## GIVEN INSTRUCTION
Omit the pictures, then write out every entry exactly as it reads.

## DATA SHOWN
####################
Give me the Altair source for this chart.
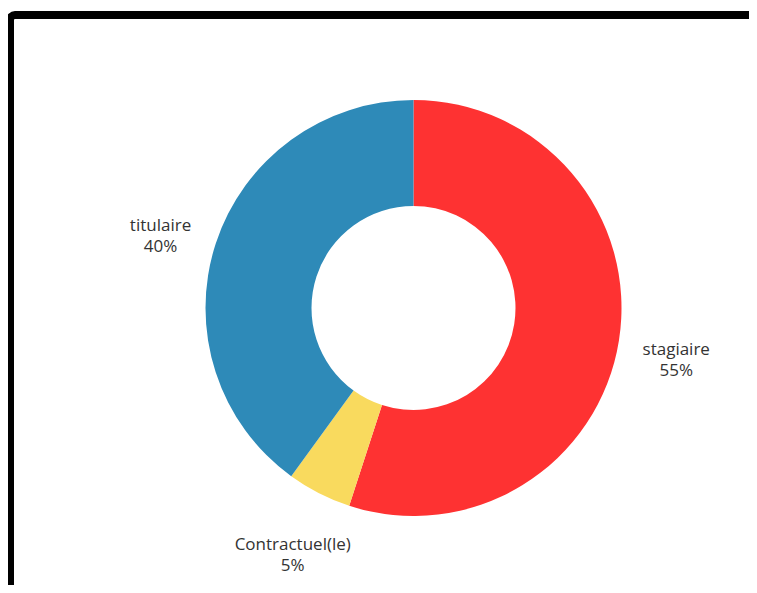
import altair as alt
import pandas as pd

categories = ["stagiaire", "Contractuel(le)", "titulaire"]
values = [55, 5, 40]
colors = ["#FE3232", "#F9DA5E", "#2E8AB8"]

df = pd.DataFrame({
    "categorie": categories,
    "valeur": values,
    "ordre": list(range(len(categories))),
})
df["label"] = [f"{c}\n{v}%" for c, v in zip(categories, values)]

CX, CY = 405.5, 300

base = alt.Chart(df).encode(
    theta=alt.Theta("valeur:Q", stack=True),
    order=alt.Order("ordre:Q"),
    x=alt.value(CX),
    y=alt.value(CY),
)

arcs = base.mark_arc(innerRadius=102, outerRadius=208).encode(
    color=alt.Color("categorie:N",
                    scale=alt.Scale(domain=categories, range=colors),
                    legend=None)
)

labels = base.mark_text(
    radius=266, font="Open Sans", fontSize=17, color="#333333",
    lineBreak="\n", lineHeight=21, align="center", baseline="middle"
).encode(text="label:N")

frame = alt.Chart(alt.Data(values=[{"a": 1}])).mark_rect(
    fill="transparent", stroke="black", strokeWidth=8, cornerRadius=5
).encode(
    x=alt.value(2), y=alt.value(7), x2=alt.value(3000), y2=alt.value(3000)
)

chart = alt.layer(frame, arcs, labels).properties(
    width=741, height=577,
    padding=0,
    autosize=alt.AutoSizeParams(type="none"),
    background="white",
).configure_view(stroke=None)

chart.save("out.html", embed_options={"renderer": "svg", "actions": False})
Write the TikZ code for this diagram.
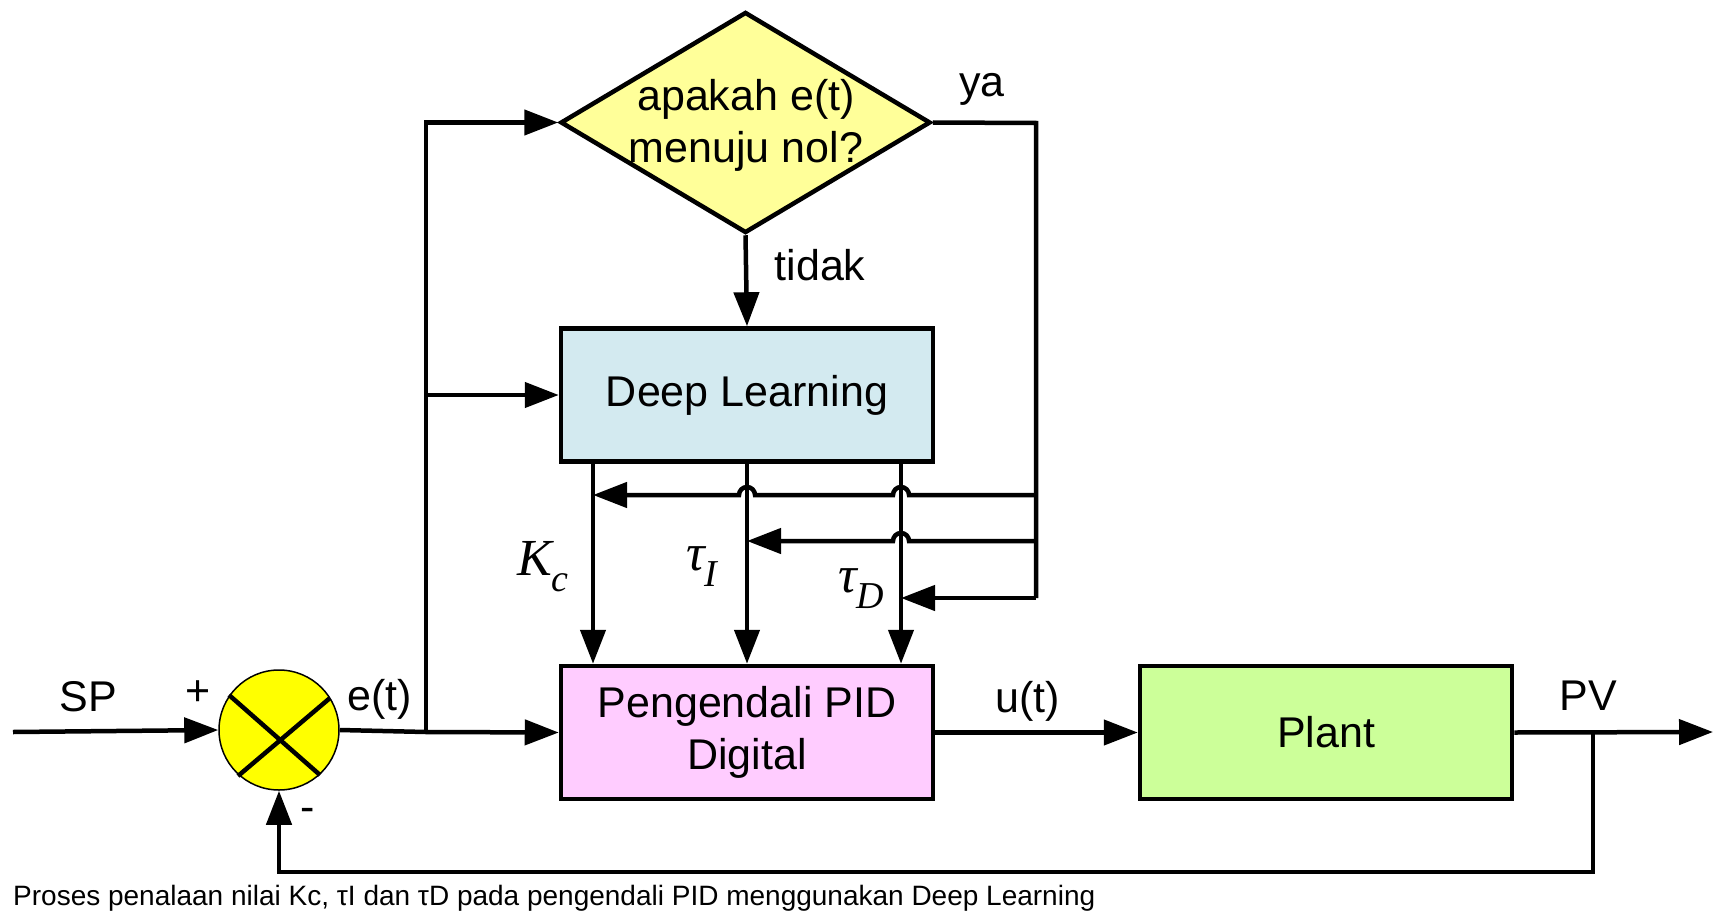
\documentclass[tikz,border=0pt]{standalone}
\usepackage{fontspec}
\setmainfont{Liberation Sans}
\newfontfamily\serifit{Liberation Serif}
\usetikzlibrary{arrows.meta,shapes.geometric}
\definecolor{diayel}{HTML}{FFFF99}
\definecolor{dlblue}{HTML}{D3EAF0}
\definecolor{pidpink}{HTML}{FFCCFF}
\definecolor{plantgreen}{HTML}{CCFF99}
\definecolor{sumyel}{HTML}{FFFF00}
\newcommand{\subsc}[1]{\raisebox{-0.32em}{\fontsize{38}{38}\selectfont #1}}
\begin{document}
\begin{tikzpicture}[x=1pt,y=-1pt,
  every node/.style={font=\fontsize{43}{52}\selectfont},
  blockbox/.style={draw,line width=4.5pt,minimum width=372pt,minimum height=133pt,inner sep=0pt,align=center},
  decbox/.style={draw,line width=4.5pt,diamond,aspect=1.68,minimum width=370pt,minimum height=221pt,inner sep=0pt,fill=diayel},
  sumnode/.style={draw,circle,line width=1.5pt,fill=sumyel,minimum size=120pt,inner sep=0pt},
  arr/.style={line width=4.5pt,-{Triangle[length=34pt,width=25pt]}},
  wire/.style={line width=4.5pt},
  lab/.style={inner sep=0pt},
  mlab/.style={inner sep=0pt,font=\serifit\itshape\fontsize{52}{52}\selectfont}]
\useasboundingbox (0,0) rectangle (1720,912);

% blocks
\node[decbox] (dec) at (745.5,122.5) {};
\node[lab,align=center] (dectext) at (746,125) {apakah e(t)\\menuju nol?};
\node[blockbox,fill=dlblue] (dl) at (747,395) {Deep Learning};
\node[blockbox,fill=pidpink] (pid) at (747,732.5) {Pengendali PID\\Digital};
\node[blockbox,fill=plantgreen] (plant) at (1326,732.5) {Plant};
\node[sumnode] (sum) at (279,730) {};
\draw[line width=4.5pt] ([shift={(-50,-35)}]sum.center) -- ([shift={(41,45)}]sum.center);
\draw[line width=4.5pt] ([shift={(51,-32)}]sum.center) -- ([shift={(-41,46)}]sum.center);

% coordinates
\coordinate (spin) at (13,732);
\coordinate (ej) at (426,732);
\coordinate (ry) at (1036,123);
\coordinate (rb) at (1036,598);
\coordinate (h1) at (1036,495);
\coordinate (h2) at (1036,541);
\coordinate (kcx) at (593,0);
\coordinate (tix) at (747,0);
\coordinate (tdx) at (901,0);
\coordinate (pvj) at (1593,732);
\coordinate (pvb) at (1593,872);
\coordinate (out) at (1713,732);

% main path
\draw[arr] (spin) -- (sum.west);
\draw[wire] (sum.east) -- (ej);
\draw[arr] (ej) -- (pid.west);
\draw[arr] (ej) |- (dec.west);
\draw[arr] (ej |- dl.west) -- (dl.west);
\draw[arr] (pid.east) -- (plant.west);
\draw[arr] (plant.east) -- (out);
\draw[arr] (pvj) -- (pvb) -| (sum.south);

% decision
\draw[arr] (dec.south) -- (dl.north);
\draw[wire] (dec.east) -- (ry) -- (rb);

% parameter lines
\draw[arr] (dl.south -| kcx) -- (pid.north -| kcx);
\draw[arr] (dl.south -| tix) -- (pid.north -| tix);
\draw[arr] (dl.south -| tdx) -- (pid.north -| tdx);

\draw[arr] (h1) -- (909,495) arc[start angle=0,end angle=-180,radius=8]
  -- (755,495) arc[start angle=0,end angle=-180,radius=8] -- (h1 -| kcx);
\draw[arr] (h2) -- (909,541) arc[start angle=0,end angle=-180,radius=8] -- (h2 -| tix);
\draw[arr] (rb) -- (rb -| tdx);

% labels
\node[lab,anchor=base] (lsp) at (88,711) {SP};
\node[lab] (lplus) at (198,693) {+};
\node[lab,anchor=base] (let) at (380,710) {e(t)};
\node[lab] (lminus) at (308,815) {-};
\node[lab,anchor=base] (lut) at (1028,712) {u(t)};
\node[lab,anchor=base] (lpv) at (1588,710) {PV};
\node[lab,anchor=base] (lya) at (982,97) {ya};
\node[lab,anchor=base] (ltidak) at (820,280) {tidak};
\node[mlab,anchor=base west] (lkc) at (517,575) {K\subsc{c}};
\node[mlab,anchor=base west] (lti) at (686,570) {τ\subsc{I}};
\node[mlab,anchor=base west] (ltd) at (838,592) {τ\subsc{D}};
\node[lab,anchor=base west,font=\fontsize{28}{30}\selectfont] (cap) at (13,905) {Proses penalaan nilai Kc, τI dan τD pada pengendali PID menggunakan Deep Learning};
\end{tikzpicture}
\end{document}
####################
## TASK SOLUTION
Give me the Altair source for this chart.
import altair as alt
import pandas as pd

categories = ["stagiaire", "Contractuel(le)", "titulaire"]
values = [55, 5, 40]
colors = ["#FE3232", "#F9DA5E", "#2E8AB8"]

df = pd.DataFrame({
    "categorie": categories,
    "valeur": values,
    "ordre": list(range(len(categories))),
})
df["label"] = [f"{c}\n{v}%" for c, v in zip(categories, values)]

CX, CY = 405.5, 300

base = alt.Chart(df).encode(
    theta=alt.Theta("valeur:Q", stack=True),
    order=alt.Order("ordre:Q"),
    x=alt.value(CX),
    y=alt.value(CY),
)

arcs = base.mark_arc(innerRadius=102, outerRadius=208).encode(
    color=alt.Color("categorie:N",
                    scale=alt.Scale(domain=categories, range=colors),
                    legend=None)
)

labels = base.mark_text(
    radius=266, font="Open Sans", fontSize=17, color="#333333",
    lineBreak="\n", lineHeight=21, align="center", baseline="middle"
).encode(text="label:N")

frame = alt.Chart(alt.Data(values=[{"a": 1}])).mark_rect(
    fill="transparent", stroke="black", strokeWidth=8, cornerRadius=5
).encode(
    x=alt.value(2), y=alt.value(7), x2=alt.value(3000), y2=alt.value(3000)
)

chart = alt.layer(frame, arcs, labels).properties(
    width=741, height=577,
    padding=0,
    autosize=alt.AutoSizeParams(type="none"),
    background="white",
).configure_view(stroke=None)

chart.save("out.html", embed_options={"renderer": "svg", "actions": False})
Write the TikZ code for this diagram.
\documentclass[tikz,border=0pt]{standalone}
\usepackage{fontspec}
\setmainfont{Liberation Sans}
\newfontfamily\serifit{Liberation Serif}
\usetikzlibrary{arrows.meta,shapes.geometric}
\definecolor{diayel}{HTML}{FFFF99}
\definecolor{dlblue}{HTML}{D3EAF0}
\definecolor{pidpink}{HTML}{FFCCFF}
\definecolor{plantgreen}{HTML}{CCFF99}
\definecolor{sumyel}{HTML}{FFFF00}
\newcommand{\subsc}[1]{\raisebox{-0.32em}{\fontsize{38}{38}\selectfont #1}}
\begin{document}
\begin{tikzpicture}[x=1pt,y=-1pt,
  every node/.style={font=\fontsize{43}{52}\selectfont},
  blockbox/.style={draw,line width=4.5pt,minimum width=372pt,minimum height=133pt,inner sep=0pt,align=center},
  decbox/.style={draw,line width=4.5pt,diamond,aspect=1.68,minimum width=370pt,minimum height=221pt,inner sep=0pt,fill=diayel},
  sumnode/.style={draw,circle,line width=1.5pt,fill=sumyel,minimum size=120pt,inner sep=0pt},
  arr/.style={line width=4.5pt,-{Triangle[length=34pt,width=25pt]}},
  wire/.style={line width=4.5pt},
  lab/.style={inner sep=0pt},
  mlab/.style={inner sep=0pt,font=\serifit\itshape\fontsize{52}{52}\selectfont}]
\useasboundingbox (0,0) rectangle (1720,912);

% blocks
\node[decbox] (dec) at (745.5,122.5) {};
\node[lab,align=center] (dectext) at (746,125) {apakah e(t)\\menuju nol?};
\node[blockbox,fill=dlblue] (dl) at (747,395) {Deep Learning};
\node[blockbox,fill=pidpink] (pid) at (747,732.5) {Pengendali PID\\Digital};
\node[blockbox,fill=plantgreen] (plant) at (1326,732.5) {Plant};
\node[sumnode] (sum) at (279,730) {};
\draw[line width=4.5pt] ([shift={(-50,-35)}]sum.center) -- ([shift={(41,45)}]sum.center);
\draw[line width=4.5pt] ([shift={(51,-32)}]sum.center) -- ([shift={(-41,46)}]sum.center);

% coordinates
\coordinate (spin) at (13,732);
\coordinate (ej) at (426,732);
\coordinate (ry) at (1036,123);
\coordinate (rb) at (1036,598);
\coordinate (h1) at (1036,495);
\coordinate (h2) at (1036,541);
\coordinate (kcx) at (593,0);
\coordinate (tix) at (747,0);
\coordinate (tdx) at (901,0);
\coordinate (pvj) at (1593,732);
\coordinate (pvb) at (1593,872);
\coordinate (out) at (1713,732);

% main path
\draw[arr] (spin) -- (sum.west);
\draw[wire] (sum.east) -- (ej);
\draw[arr] (ej) -- (pid.west);
\draw[arr] (ej) |- (dec.west);
\draw[arr] (ej |- dl.west) -- (dl.west);
\draw[arr] (pid.east) -- (plant.west);
\draw[arr] (plant.east) -- (out);
\draw[arr] (pvj) -- (pvb) -| (sum.south);

% decision
\draw[arr] (dec.south) -- (dl.north);
\draw[wire] (dec.east) -- (ry) -- (rb);

% parameter lines
\draw[arr] (dl.south -| kcx) -- (pid.north -| kcx);
\draw[arr] (dl.south -| tix) -- (pid.north -| tix);
\draw[arr] (dl.south -| tdx) -- (pid.north -| tdx);

\draw[arr] (h1) -- (909,495) arc[start angle=0,end angle=-180,radius=8]
  -- (755,495) arc[start angle=0,end angle=-180,radius=8] -- (h1 -| kcx);
\draw[arr] (h2) -- (909,541) arc[start angle=0,end angle=-180,radius=8] -- (h2 -| tix);
\draw[arr] (rb) -- (rb -| tdx);

% labels
\node[lab,anchor=base] (lsp) at (88,711) {SP};
\node[lab] (lplus) at (198,693) {+};
\node[lab,anchor=base] (let) at (380,710) {e(t)};
\node[lab] (lminus) at (308,815) {-};
\node[lab,anchor=base] (lut) at (1028,712) {u(t)};
\node[lab,anchor=base] (lpv) at (1588,710) {PV};
\node[lab,anchor=base] (lya) at (982,97) {ya};
\node[lab,anchor=base] (ltidak) at (820,280) {tidak};
\node[mlab,anchor=base west] (lkc) at (517,575) {K\subsc{c}};
\node[mlab,anchor=base west] (lti) at (686,570) {τ\subsc{I}};
\node[mlab,anchor=base west] (ltd) at (838,592) {τ\subsc{D}};
\node[lab,anchor=base west,font=\fontsize{28}{30}\selectfont] (cap) at (13,905) {Proses penalaan nilai Kc, τI dan τD pada pengendali PID menggunakan Deep Learning};
\end{tikzpicture}
\end{document}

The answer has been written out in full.